Print only the lines from the top of the data through the line with "(0,0) rectangle (1067,438);", both included, skipping every picture.

Source code of charts
########

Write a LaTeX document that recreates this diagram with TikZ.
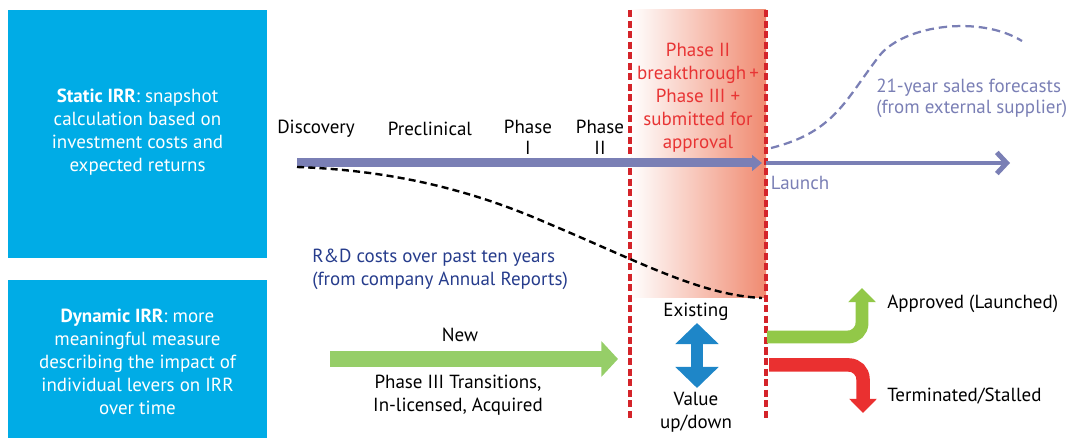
\documentclass[tikz,border=0pt]{standalone}
\usepackage{fontspec}
\setmainfont{PT Sans}
\usetikzlibrary{arrows.meta,positioning}

\definecolor{irrblue}{RGB}{0,172,230}
\definecolor{lineblue}{RGB}{122,127,181}
\definecolor{phasered}{RGB}{232,52,52}
\definecolor{dashred}{RGB}{212,36,42}
\definecolor{shadered}{RGB}{240,138,112}
\definecolor{costnavy}{RGB}{38,60,140}
\definecolor{newgreen}{RGB}{150,206,104}
\definecolor{okgreen}{RGB}{146,200,72}
\definecolor{stopred}{RGB}{234,48,48}
\definecolor{valueblue}{RGB}{30,134,200}

\tikzset{
  txt/.style={inner sep=0pt, align=center, font=\fontsize{13.5}{16.4}\selectfont},
  boxtxt/.style={txt, text=white},
  redline/.style={dashred, line width=2.2pt, dash pattern=on 5pt off 2.5pt},
  costline/.style={black, line width=1.7pt, dash pattern=on 5pt off 3pt},
  salesline/.style={lineblue, line width=1.6pt, dash pattern=on 6pt off 3.5pt},
  fatarrow/.style={line width=#1, -{Triangle[width=2.3*#1, length=1.1*#1]}}
}

\begin{document}
\begin{tikzpicture}[x=0.025cm,y=-0.025cm]
\useasboundingbox (0,0) rectangle (1067,438);

% Cajas azules de la izquierda.
\fill[irrblue] (8,10) rectangle (267,258);
\node[boxtxt] (static) at (137.5,132) {\textbf{Static IRR}: snapshot\\calculation based on\\investment costs and\\expected returns};
\fill[irrblue] (8,280) rectangle (267,438);
\node[boxtxt] (dynamic) at (137.5,362) {\textbf{Dynamic IRR}: more\\meaningful measure\\describing the impact of\\individual levers on IRR\\over time};

% La columna sombreada entre las dos lineas rojas.
\shade[left color=white, right color=shadered] (630,10) rectangle (766,298);
\coordinate (redAtop) at (630,10);
\coordinate (redAbot) at (630,420);
\coordinate (redBtop) at (766,10);
\coordinate (redBbot) at (766,420);
\draw[redline] (redAtop) -- (redAbot);
\draw[redline] (redBtop) -- (redBbot);
\node[txt, text=phasered] (submit) at (698,98) {Phase II\\breakthrough\,+\\Phase III +\\submitted for\\approval};

% Las fases del desarrollo.
\node[txt] (discovery) at (316,129) {Discovery};
\node[txt] (preclinical) at (430,129) {Preclinical};
\node[txt, font=\fontsize{13.5}{15}\selectfont] (phaseI) at (528,137) {Phase\\I};
\node[txt, font=\fontsize{13.5}{15}\selectfont] (phaseII) at (600,137) {Phase\\II};

% Eje del tiempo: hasta el lanzamiento y despues.
\coordinate (start) at (297,163);
\coordinate (launch) at (762,163);
\coordinate (after) at (766,163);
\coordinate (horizon) at (1010,163);
\draw[lineblue, line width=6.4pt, -{Triangle[width=11pt, length=7pt]}] (start) -- (launch);
\draw[lineblue, line width=3.5pt, -{Straight Barb[width=15pt, length=7pt]}] (after) -- (horizon);
\node[txt, text=lineblue] (launchlbl) at (800,183) {Launch};

% Curva de costes de I+D (discontinua, negra).
\coordinate (coststart) at (297,167);
\coordinate (costend) at (762,298);
\draw[costline] (coststart) .. controls (380,170) and (460,185) .. (547,223)
  .. controls (640,262) and (700,295) .. (costend);
\node[txt, text=costnavy, align=left, anchor=west] (costs) at (312,269) {R\&D costs over past ten years\\(from company Annual Reports)};

% Curva de ventas previstas (discontinua, azul).
\coordinate (salesstart) at (771,148);
\coordinate (salesend) at (1022,41);
\draw[salesline] (salesstart) .. controls (835,132) and (845,100) .. (880,55)
  .. controls (905,25) and (980,15) .. (salesend);
\node[txt, text=lineblue, align=left, anchor=west, font=\fontsize{13.5}{15}\selectfont] (sales) at (876,98) {21-year sales forecasts\\(from external supplier)};

% Parte de abajo: entradas nuevas y existentes.
\node[txt] (new) at (460,335) {New};
\coordinate (newfrom) at (330,359);
\coordinate (newto) at (618,359);
\draw[newgreen, fatarrow=10.7pt] (newfrom) -- (newto);
\node[txt] (transitions) at (458,395) {Phase III Transitions,\\In-licensed, Acquired};

\node[txt] (existing) at (696,312) {Existing};
\coordinate (valuetop) at (697,323);
\coordinate (valuebot) at (697,388);
\draw[valueblue, line width=8.5pt, {Triangle[width=30pt, length=15pt]}-{Triangle[width=30pt, length=15pt]}] (valuetop) -- (valuebot);
\node[txt] (value) at (696,412) {Value\\up/down};

% Salidas: aprobado o parado.
\coordinate (okfrom) at (767,337);
\coordinate (okto) at (862,288);
\draw[okgreen, line width=9.2pt, rounded corners=10pt, -{Triangle[width=19pt, length=10pt]}] (okfrom) -| (okto);
\node[txt, anchor=west] (approved) at (887,304) {Approved (Launched)};
\coordinate (stopfrom) at (769,365);
\coordinate (stopto) at (863,413);
\draw[stopred, line width=9.6pt, rounded corners=10pt, -{Triangle[width=19pt, length=10pt]}] (stopfrom) -| (stopto);
\node[txt, anchor=west] (stalled) at (887,396) {Terminated/Stalled};
\end{tikzpicture}
\end{document}
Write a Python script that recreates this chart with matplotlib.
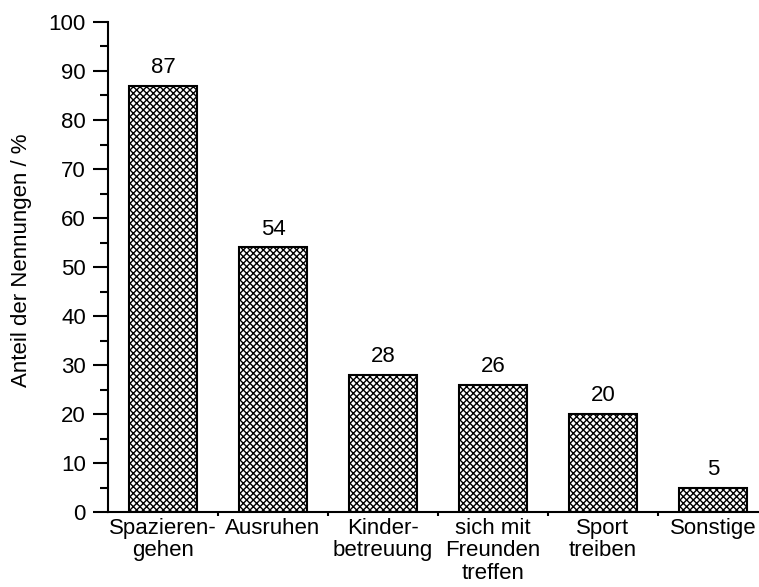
import matplotlib.pyplot as plt
import numpy as np

plt.rcParams['font.family'] = ['Liberation Sans', 'DejaVu Sans']
plt.rcParams['hatch.linewidth'] = 1.0

# Daten
kategorien = ['Spazieren-\ngehen', 'Ausruhen', 'Kinder-\nbetreuung',
              'sich mit\nFreunden\ntreffen', 'Sport\ntreiben', 'Sonstige']
anteile = [87, 54, 28, 26, 20, 5]

fig = plt.figure(figsize=(7.59, 5.87), dpi=100)
# Achse ragt rechts etwas über den Bildrand hinaus (wie im Original)
ax = fig.add_axes([108 / 759, 1 - 512 / 587, 660 / 759, 490 / 587])

x = np.arange(len(kategorien))
bars = ax.bar(x, anteile, width=0.61, color='white', edgecolor='black',
              linewidth=1.5, hatch='xxxxx')

# Werte über den Balken
for xi, v in zip(x, anteile):
    ax.text(xi, v + 1.6, str(v), ha='center', va='bottom', fontsize=16)

ax.set_xlim(-0.5, 5.5)
ax.set_ylim(0, 100)
ax.set_yticks(np.arange(0, 101, 10))
ax.set_yticks(np.arange(5, 100, 10), minor=True)
ax.set_xticks(x)
ax.set_xticklabels(kategorien, fontsize=16, linespacing=1.12)
ax.set_xticks(np.arange(0.5, 5.5, 1), minor=True)

ax.tick_params(axis='y', which='major', length=11, width=1.5, labelsize=16, pad=5)
ax.tick_params(axis='y', which='minor', length=6, width=1.5)
ax.tick_params(axis='x', which='major', length=0, pad=4)
ax.tick_params(axis='x', which='minor', length=3, width=1.5)

ax.spines['top'].set_visible(False)
ax.spines['right'].set_visible(False)
ax.spines['left'].set_linewidth(1.5)
ax.spines['bottom'].set_linewidth(1.5)

ax.set_ylabel('Anteil der Nennungen / %', fontsize=16)
ax.yaxis.set_label_coords(-76 / 660, 0.514)

fig.savefig('out.png', dpi=100)
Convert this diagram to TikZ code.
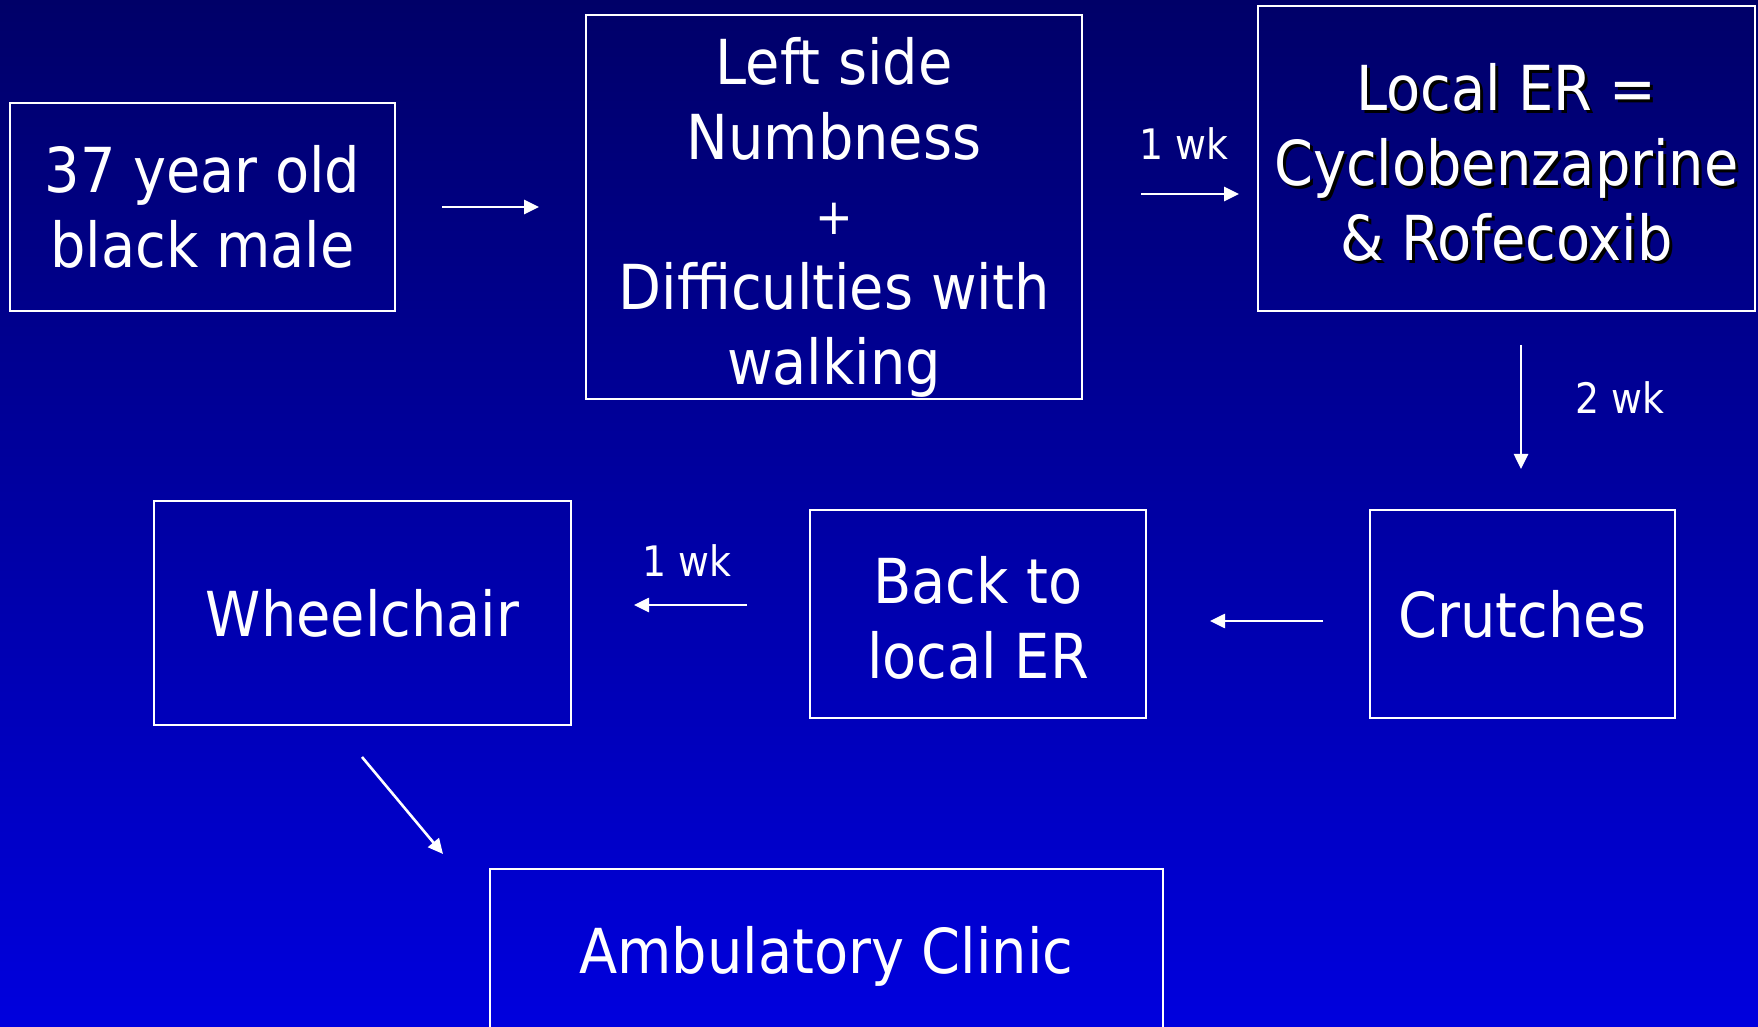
\documentclass[tikz,border=0pt]{standalone}
\usepackage{fontspec}
\setmainfont{DejaVu Sans Condensed}
\usetikzlibrary{arrows.meta}
\definecolor{bgtop}{RGB}{0,0,104}
\definecolor{bgbot}{RGB}{0,0,222}
\begin{document}
\begin{tikzpicture}[x=0.5pt,y=-0.5pt,
  box/.style={draw=white,line width=1.2pt,rectangle,inner sep=0pt,text=white,align=center,font=\fontsize{31}{37.5}\selectfont},
  boxtxt/.style={rectangle,inner sep=0pt,text=white,align=center,font=\fontsize{31}{37.5}\selectfont},
  shadowtxt/.style={boxtxt,text=black},
  arr/.style={white,line width=1.3pt,-{Triangle[length=7.5pt,width=7pt]}},
  lbl/.style={text=white,font=\fontsize{21}{25}\selectfont}]
\useasboundingbox (0,0) rectangle (1758,1027);
\clip (0,0) rectangle (1758,1027);
\shade[top color=bgtop,bottom color=bgbot] (0,0) rectangle (1758,1027);

\node[box,minimum width=192.5pt,minimum height=104pt] (b1) at (202.5,207) {37 year old\\black male};
\node[box,minimum width=248pt,minimum height=192pt] (b2) at (834,207) {};
\node[boxtxt] (b2t) at (834,217) {Left side\\Numbness\\{\fontsize{25}{30}\selectfont +}\\Difficulties with\\walking};
\node[shadowtxt] (b3s) at (1509.5,165.5) {Local ER =\\Cyclobenzaprine\\\& Rofecoxib};
\node[box,minimum width=248.5pt,minimum height=152.5pt] (b3) at (1506.5,158.5) {};
\node[boxtxt] (b3t) at (1506.5,162) {Local ER =\\Cyclobenzaprine\\\& Rofecoxib};
\node[box,minimum width=208.5pt,minimum height=112pt] (b4) at (362.5,613) {Wheelchair};
\node[box,minimum width=168pt,minimum height=104pt] (b5) at (978,614) {};
\node[boxtxt] (b5t) at (978,618) {Back to\\local ER};
\node[box,minimum width=152.5pt,minimum height=104pt] (b6) at (1522.5,614) {Crutches};
\node[box,minimum width=336.5pt,minimum height=84pt] (b7) at (826.5,953) {};
\node[boxtxt] (b7t) at (826.5,956) {Ambulatory Clinic};

\coordinate (a1s) at (442,207); \coordinate (a1e) at (539,207);
\coordinate (a2s) at (1141,194); \coordinate (a2e) at (1239,194);
\coordinate (a3s) at (1521,345); \coordinate (a3e) at (1521,469);
\coordinate (a4s) at (747,605); \coordinate (a4e) at (634,605);
\coordinate (a5s) at (1323,621); \coordinate (a5e) at (1210,621);
\coordinate (a6s) at (362,757); \coordinate (a6e) at (443,854);

\draw[arr] (a1s) -- (a1e);
\draw[arr] (a2s) -- (a2e);
\draw[arr] (a3s) -- (a3e);
\draw[arr] (a4s) -- (a4e);
\draw[arr] (a5s) -- (a5e);
\draw[arr] (a6s) -- (a6e);

\node[lbl] (l1) at (1184,144) {1 wk};
\node[lbl] (l2) at (1620,398) {2 wk};
\node[lbl] (l3) at (687,561) {1 wk};
\end{tikzpicture}
\end{document}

########

## [Solution for this problem]
Write a LaTeX document that recreates this diagram with TikZ.
\documentclass[tikz,border=0pt]{standalone}
\usepackage{fontspec}
\setmainfont{PT Sans}
\usetikzlibrary{arrows.meta,positioning}

\definecolor{irrblue}{RGB}{0,172,230}
\definecolor{lineblue}{RGB}{122,127,181}
\definecolor{phasered}{RGB}{232,52,52}
\definecolor{dashred}{RGB}{212,36,42}
\definecolor{shadered}{RGB}{240,138,112}
\definecolor{costnavy}{RGB}{38,60,140}
\definecolor{newgreen}{RGB}{150,206,104}
\definecolor{okgreen}{RGB}{146,200,72}
\definecolor{stopred}{RGB}{234,48,48}
\definecolor{valueblue}{RGB}{30,134,200}

\tikzset{
  txt/.style={inner sep=0pt, align=center, font=\fontsize{13.5}{16.4}\selectfont},
  boxtxt/.style={txt, text=white},
  redline/.style={dashred, line width=2.2pt, dash pattern=on 5pt off 2.5pt},
  costline/.style={black, line width=1.7pt, dash pattern=on 5pt off 3pt},
  salesline/.style={lineblue, line width=1.6pt, dash pattern=on 6pt off 3.5pt},
  fatarrow/.style={line width=#1, -{Triangle[width=2.3*#1, length=1.1*#1]}}
}

\begin{document}
\begin{tikzpicture}[x=0.025cm,y=-0.025cm]
\useasboundingbox (0,0) rectangle (1067,438);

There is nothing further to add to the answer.